No. SimpleX requires no phone number, no email, no username, and no persistent identifier at all. Each conversation gets its own disposable link or QR code, and those are the only way to start a chat. If you delete a conversation, the link is gone forever. This is the most aggressive identity-stripping approach of any mainstream messenger.

Is SimpleX safer than Signal?

For maximum metadata protection: yes. SimpleX's design prevents the operator from correlating your conversations, which is structurally stronger than Signal's sealed-sender model. For everyday encrypted messaging with a large install base: Signal is more practical. SimpleX has ~500,000 users globally and no global contact graph; Signal has 70 million. Pick by threat model.

How does SimpleX work without user IDs?

Instead of a central user database, SimpleX assigns each conversation a unique pair of message queues held on SimpleX relay servers. The two participants in a chat share those queue addresses via an invite link, but no third party — including SimpleX Chat Ltd — can tell that those two queues belong to the same person or that they are part of the same user's conversation history.

Can I make voice and video calls on SimpleX?

Yes — voice and video calls are end-to-end encrypted and supported on iOS and Android. Desktop apps do not yet support calls as of mid-2026. Call quality depends on which relay servers are between you and your contact; on good networks it is comparable to Signal, on slow networks it can stutter.

Is SimpleX safe to use?

Yes, with the caveat that "safe" depends on which risks you mean.
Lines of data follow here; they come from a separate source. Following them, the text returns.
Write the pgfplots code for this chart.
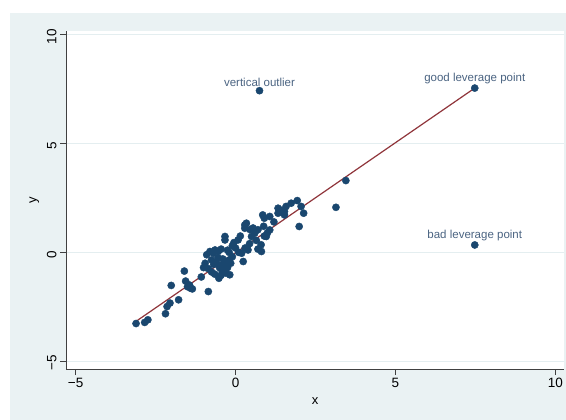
\documentclass[border=0pt]{standalone}
\usepackage{pgfplots}
\pgfplotsset{compat=1.18}
\usepackage{fontspec}
\setmainfont{Liberation Sans}
\definecolor{bgc}{RGB}{234,242,243}
\definecolor{gridc}{RGB}{228,238,240}
\definecolor{navy}{RGB}{26,71,111}
\definecolor{maroonc}{RGB}{144,53,59}
\definecolor{lblc}{RGB}{75,100,130}
\begin{document}
\begin{tikzpicture}
\path[use as bounding box] (0bp,0bp) rectangle (566bp,420bp);
\fill[white] (0bp,0bp) rectangle (566bp,420bp);
\fill[bgc] (10bp,0bp) rectangle (566bp,407bp);
\begin{axis}[
  at={(66bp,51bp)}, anchor=south west,
  width=498bp, height=337.5bp, scale only axis,
  xmin=-5.30, xmax=10.27, ymin=-5.36, ymax=10.15,
  axis background/.style={fill=white},
  axis lines*=left,
  axis line style={black!75, line width=0.7bp},
  tick align=outside, major tick length=6bp,
  tick style={black!75, line width=0.6bp},
  xtick={-5,0,5,10}, xticklabels={−5,0,5,10},
  ytick={-5,0,5,10}, yticklabels={−5,0,5,10},
  yticklabel style={rotate=90, anchor=south, xshift=-2bp, font=\fontsize{13.5bp}{15bp}\selectfont},
  xticklabel style={font=\fontsize{13.5bp}{15bp}\selectfont},
  ymajorgrids, major grid style={gridc, line width=1bp},
  xlabel={x}, ylabel={y},
  label style={font=\fontsize{13bp}{15bp}\selectfont},
  xlabel style={yshift=-3bp},
  ylabel style={yshift=1bp},
  clip=false,
]
\addplot[maroonc, line width=1.2bp] coordinates {(-3.14,-3.20) (7.48,7.55)};
\addplot[only marks, mark=*, mark size=3.6bp, navy, mark options={fill=navy, draw=navy}] table {
x y
-3.11 -3.27
-2.84 -3.22
-2.74 -3.10
-2.19 -2.82
-2.14 -2.49
-2.05 -2.33
-1.78 -2.18
-2.01 -1.52
-1.60 -0.86
-1.56 -1.32
-1.50 -1.58
-1.44 -1.50
-1.40 -1.65
-1.35 -1.68
-1.07 -1.13
-0.85 -1.80
-0.52 -1.19
-0.45 -1.05
-0.18 -1.03
-0.30 -0.95
-0.95 -0.50
-0.90 -0.11
-1.00 -0.70
-0.85 -0.75
-0.75 -0.90
-0.65 -1.00
-0.80 0.04
-0.69 -0.04
-0.64 0.11
-0.54 0.04
-0.75 -0.35
-0.68 -0.55
-0.60 -0.45
-0.55 -0.25
-0.50 -0.70
-0.45 -0.60
-0.42 -0.85
-0.40 -0.30
-0.35 -0.50
-0.30 -0.55
-0.25 -0.70
-0.20 -0.35
-0.20 0.00
-0.15 -0.50
-0.10 -0.20
-0.45 0.15
-0.25 0.10
-0.33 0.57
-0.33 0.73
-0.10 0.30
-0.05 0.45
0.00 0.20
0.08 0.57
0.10 0.00
0.19 -0.04
0.24 -0.42
0.30 0.20
0.39 0.11
0.44 0.40
0.50 0.73
0.15 0.75
0.29 1.26
0.34 1.34
0.29 1.11
0.45 1.05
0.55 1.12
0.60 0.88
0.65 0.55
0.70 1.04
0.70 0.15
0.81 0.04
0.80 0.35
0.90 0.75
0.96 0.73
1.00 0.90
1.07 1.03
0.85 1.72
0.90 1.57
0.88 1.20
1.07 1.65
1.20 1.40
1.33 2.03
1.33 1.80
1.40 1.95
1.53 1.88
1.53 1.72
1.58 2.11
1.74 2.26
1.93 2.38
2.05 2.11
2.13 1.80
1.99 1.19
3.14 2.07
3.45 3.30
};
\addplot[only marks, mark=*, mark size=3.6bp, navy, mark options={fill=navy, draw=navy},
  point meta=explicit symbolic, nodes near coords,
  every node near coord/.style={anchor=south, text=lblc, yshift=1bp, font=\fontsize{11.5bp}{13bp}\selectfont}]
  coordinates {(0.75,7.43) [vertical outlier] (7.48,7.55) [good leverage point] (7.48,0.34) [bad leverage point]};
\end{axis}
\end{tikzpicture}
\end{document}
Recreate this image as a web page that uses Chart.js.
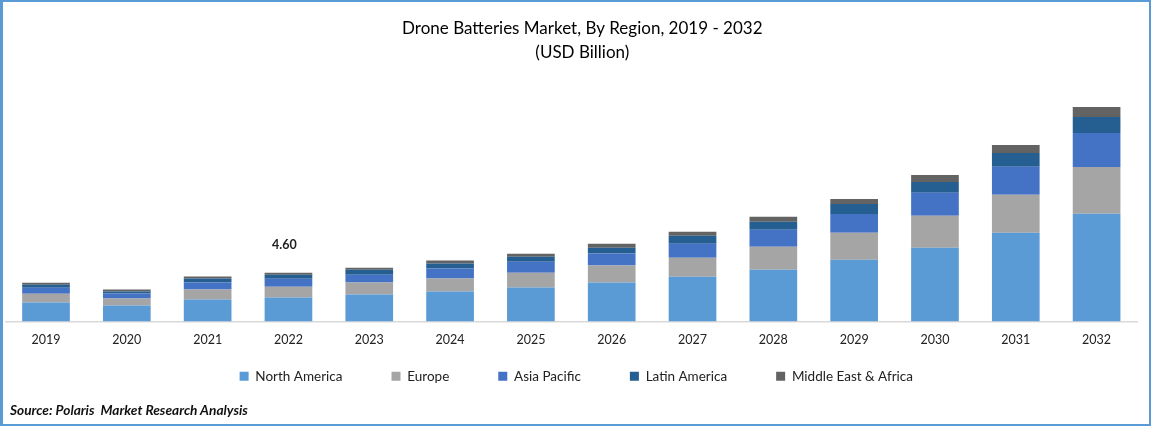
<!DOCTYPE html>
<html>
<head>
<meta charset="utf-8">
<script src="https://cdn.jsdelivr.net/npm/chart.js@4"></script>
<style>
  html, body { margin: 0; padding: 0; background: #fff; }
  #wrap { position: relative; width: 1151px; height: 426px; overflow: hidden; }
  #frame { position: absolute; inset: 0; border: 2px solid #5B9BD5; border-left-width: 3px; box-sizing: border-box; pointer-events: none; }
  #source { position: absolute; left: 10px; top: 401px; font: italic 700 13.7px Lato, sans-serif; color: #111; }
</style>
</head>
<body>
<div id="wrap">
  <canvas id="chart" width="1151" height="426"></canvas>
  <div id="frame"></div>
  <div id="source">Source: Polaris&nbsp; Market Research Analysis</div>
</div>
<script>
const years = ['2019', '2020', '2021', '2022', '2023', '2024', '2025', '2026', '2027', '2028', '2029', '2030', '2031', '2032'];
const northAmerica = [1.78, 1.50, 2.07, 2.25, 2.53, 2.82, 3.19, 3.66, 4.22, 4.88, 5.82, 6.95, 8.36, 10.14];
const europe = [0.84, 0.66, 0.94, 1.03, 1.13, 1.22, 1.41, 1.60, 1.78, 2.16, 2.53, 3.00, 3.57, 4.41];
const asiaPacific = [0.56, 0.47, 0.66, 0.75, 0.75, 0.94, 1.03, 1.13, 1.31, 1.60, 1.78, 2.16, 2.63, 3.19];
const latinAmerica = [0.28, 0.19, 0.38, 0.38, 0.47, 0.47, 0.47, 0.56, 0.75, 0.75, 0.94, 1.03, 1.31, 1.50];
const middleEast = [0.19, 0.19, 0.19, 0.19, 0.19, 0.28, 0.28, 0.38, 0.38, 0.47, 0.47, 0.66, 0.75, 0.94];
const calloutYear = '2022';
const calloutText = '4.60';

const font = 'Lato, sans-serif';

// Legend and title sit off-centre in the original, and the legend's big
// item padding would otherwise push it far below the axis
const nudgePlugin = {
    id: 'nudge',
    afterLayout(chart) {
        chart.titleBlock.left += 22;
        chart.legend.top -= 30;
        chart.legend.left += 10;
    }
};

// Total label floating over the 2022 bar
const calloutPlugin = {
    id: 'callout',
    afterDatasetsDraw(chart) {
        const i = years.indexOf(calloutYear);
        const top = chart.getDatasetMeta(4).data[i];
        const c = chart.ctx;
        c.save();
        c.font = '700 12.5px ' + font;
        c.fillStyle = '#222';
        c.textAlign = 'center';
        c.textBaseline = 'middle';
        c.fillText(calloutText, top.x - 4, top.y - 28);
        c.restore();
    }
};

const dataset = (label, data, color) => ({
    label, data,
    backgroundColor: color,
    borderWidth: 0,
    categoryPercentage: 1,
    barPercentage: 0.59
});

new Chart(document.getElementById('chart'), {
    type: 'bar',
    data: {
        labels: years,
        datasets: [
            dataset('North America', northAmerica, '#5B9BD5'),
            dataset('Europe', europe, '#A5A5A5'),
            dataset('Asia Pacific', asiaPacific, '#4472C4'),
            dataset('Latin America', latinAmerica, '#255E91'),
            dataset('Middle East & Africa', middleEast, '#636363')
        ]
    },
    options: {
        responsive: false,
        animation: false,
        layout: { padding: { left: 5.6, right: 14, top: 17, bottom: 3 } },
        plugins: {
            tooltip: { enabled: false },
            title: {
                display: true,
                text: ['Drone Batteries Market, By Region, 2019 - 2032', '(USD Billion)'],
                color: '#000',
                font: { family: font, size: 17, weight: '400', lineHeight: 1.4 },
                padding: { top: 0, bottom: 10 }
            },
            legend: {
                position: 'bottom',
                labels: {
                    boxWidth: 9,
                    boxHeight: 9,
                    padding: 49,
                    color: '#222',
                    font: { family: font, size: 13.5 }
                }
            }
        },
        scales: {
            x: {
                stacked: true,
                grid: { display: false },
                border: { color: '#D9D9D9', width: 1.5 },
                ticks: { color: '#222', font: { family: font, size: 12.5 }, padding: 3, maxRotation: 0 }
            },
            y: {
                stacked: true,
                display: false,
                min: 0,
                max: 23.24
            }
        }
    },
    plugins: [nudgePlugin, calloutPlugin]
});
</script>
</body>
</html>
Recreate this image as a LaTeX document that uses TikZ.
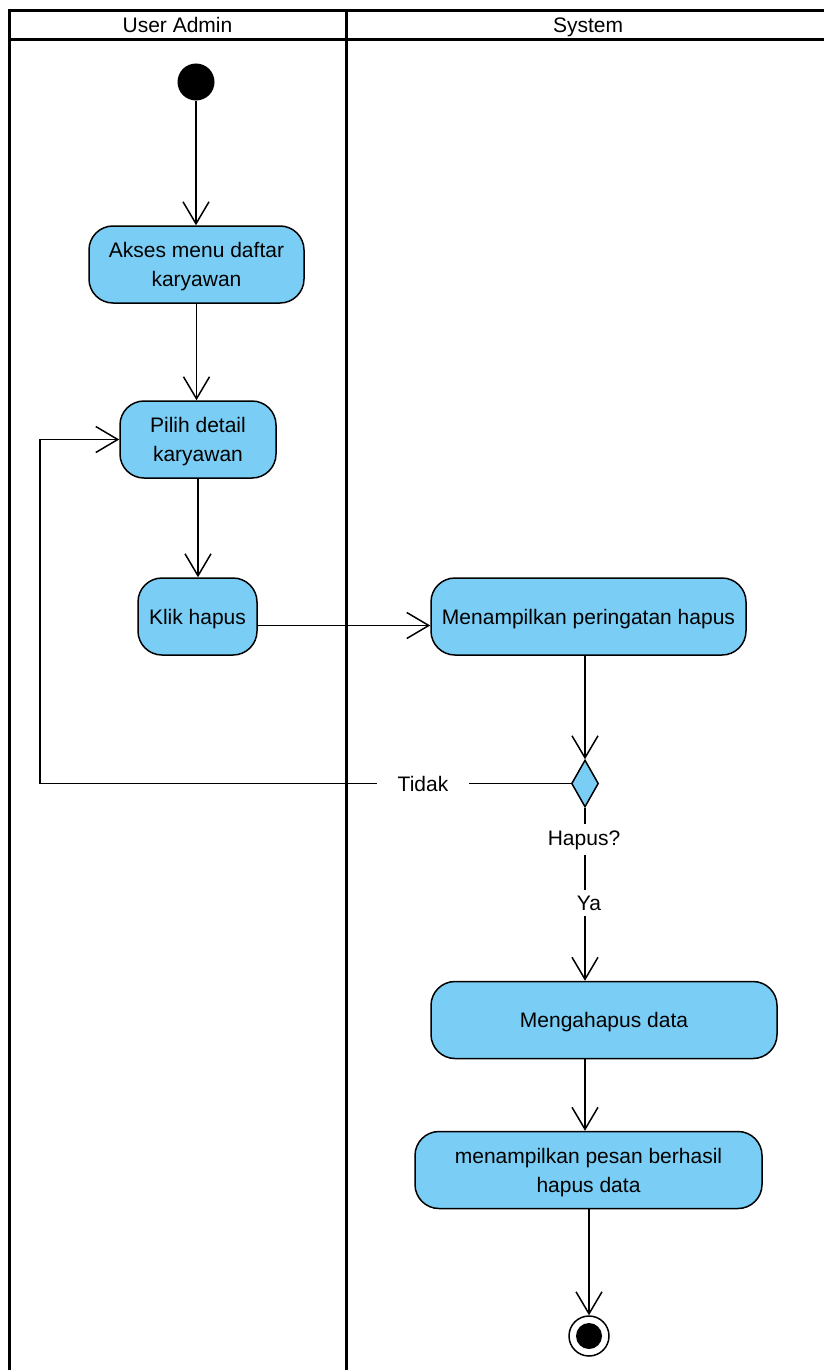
\documentclass[tikz,border=0pt]{standalone}
\usepackage{fontspec}
\setmainfont{Liberation Sans}
\usetikzlibrary{arrows.meta,shapes.geometric}
\definecolor{actfill}{RGB}{122,206,245}
\begin{document}
\begin{tikzpicture}[x=1pt,y=-1pt,
  act/.style={draw=black,line width=1.5pt,fill=actfill,rounded corners=24pt,align=center,
    font=\fontsize{21}{29}\selectfont,inner sep=0pt,minimum height=77pt,text depth=-1pt},
  twoline/.style={text depth=-4pt},
  flow/.style={line width=1.5pt,-{Straight Barb[length=22pt,width=26pt,line width=1.5pt]}},
  lane/.style={line width=3pt},
  hdr/.style={font=\fontsize{21}{25}\selectfont,inner sep=0pt,anchor=base},
  lbl/.style={font=\fontsize{21}{25}\selectfont,fill=white,inner xsep=4pt,inner ysep=6pt,anchor=base},
  dec/.style={diamond,draw=black,line width=1.5pt,fill=actfill,inner sep=0pt,
    minimum width=27pt,minimum height=47pt},
  startnode/.style={circle,fill=black,inner sep=0pt,minimum size=37pt},
  endouter/.style={circle,draw=black,line width=1.5pt,fill=white,inner sep=0pt,minimum size=40pt},
  endinner/.style={circle,fill=black,inner sep=0pt,minimum size=26pt}]
\useasboundingbox (0,0) rectangle (823,1370);
% swimlanes
\draw[lane] (9,1372) -- (9,11) -- (825,11);
\draw[lane] (9,40) -- (825,40);
\draw[lane] (346,11) -- (346,1372);
\node[hdr] (h1) at (177.5,33) {User Admin};
\node[hdr] (h2) at (588,33) {System};
% nodes
\node[startnode] (start) at (196,82) {};
\node[act,twoline,minimum width=215pt] (a1) at (196.5,264.5) {Akses menu daftar\\karyawan};
\node[act,twoline,minimum width=156pt] (a2) at (198,439.5) {Pilih detail\\karyawan};
\node[act,minimum width=119pt] (a3) at (197.5,616.5) {Klik hapus};
\node[act,minimum width=315pt] (a4) at (588.5,616.5) {Menampilkan peringatan hapus};
\node[dec] (d1) at (585,783.5) {};
\node[act,minimum width=346pt] (a5) at (604,1020) {Mengahapus data};
\node[act,twoline,minimum width=347pt] (a6) at (588.5,1170) {menampilkan pesan berhasil\\hapus data};
\node[endouter] (endo) at (589,1336) {};
\node[endinner] (endi) at (589,1336) {};
% connectors
\draw[flow] (start.south) -- (start.south |- a1.north);
\draw[flow] (a1.south) -- (a1.south |- a2.north);
\draw[flow] (a2.south) -- (a2.south |- a3.north);
\coordinate (k1) at ([yshift=-9pt]a3.east);
\draw[flow] (k1) -- (k1 -| a4.west);
\coordinate (m1) at (585,655);
\draw[flow] (m1) -- (d1.north);
\coordinate (t1) at (40,783.5);
\coordinate (t2) at (40,439.5);
\draw[flow] (d1.west) -- (t1) -- (t2) -- (a2.west);
\draw[flow] (d1.south) -- (d1.south |- a5.north);
\coordinate (y2) at (585,1058);
\draw[flow] (y2) -- (y2 |- a6.north);
\coordinate (z1) at (589,1208);
\draw[flow] (z1) -- (endo.north);
% labels
\node[lbl,inner xsep=21pt] (tidak) at (423,791) {Tidak};
\node[lbl] (hapus) at (584,845) {Hapus?};
\node[lbl] (ya) at (589,910) {Ya};
\end{tikzpicture}
\end{document}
SimpleX end-to-end encrypts every chat, voice, and video call by default, has no user IDs, and is open source and independently audited. The trade-off is its own kind of risk: because there is no global user directory, you have to manage contacts out of band with invite links, so screenshot or forward behavior on the recipient side is the same as anywhere else. For privacy against the operator, SimpleX is among the strongest; for protection against malicious contacts, no messenger can do more than warn you.

Is SimpleX encrypted?

Yes, end-to-end by default. SimpleX uses a double-ratchet implementation similar to the Signal Protocol and developed independently by SimpleX Chat Ltd. Every chat, file, voice, and video call is E2EE; there is no server-readable mode, no cloud backup of plaintext, and no admin recovery option. The relay servers only see encrypted blobs and short routing envelopes.

Can SimpleX be traced?

SimpleX makes tracing significantly harder than most messengers because there are no user IDs to anchor an investigation. A relay sees encrypted blobs; it does not know which queues belong to the same user or which two users are chatting. However, the network still sees your IP address and the relay you connect to, your device fingerprint is still a device fingerprint, and a powerful traffic analyst may still correlate connections over time. SimpleX reduces, but does not eliminate, traceability.

Is SimpleX open source?

Yes. All SimpleX client apps (iOS, Android, macOS, Windows, Linux) and the reference relay server are open source under the AGPL-3.0 license. The protocol has been independently audited by Trail of Bits and other firms. SimpleX Chat Ltd publishes audit summaries on its blog, and the code is publicly reviewable on GitHub.

Can police recover SimpleX messages?

Mostly no, with caveats. SimpleX relay servers do not store decrypted message content, and the protocol is designed so the operator cannot correlate your conversations. However, police with a valid legal request can obtain the encrypted blobs sitting on a relay and can compel a company under its jurisdiction to preserve metadata that does exist (queue addresses, IP access logs, push-notification tokens). E2EE protects message content; it does not erase the operational reality of running internet infrastructure. Self-hosting your own relay removes most of those server-side metadata trails.

How big can SimpleX groups get?

SimpleX supports group chats up to about 500 members. Group communication is end-to-end encrypted and uses a separate queue architecture from 1:1 chats. Unlike Signal or WhatsApp, there is no public group directory — you join a group via an invite link shared by an existing member.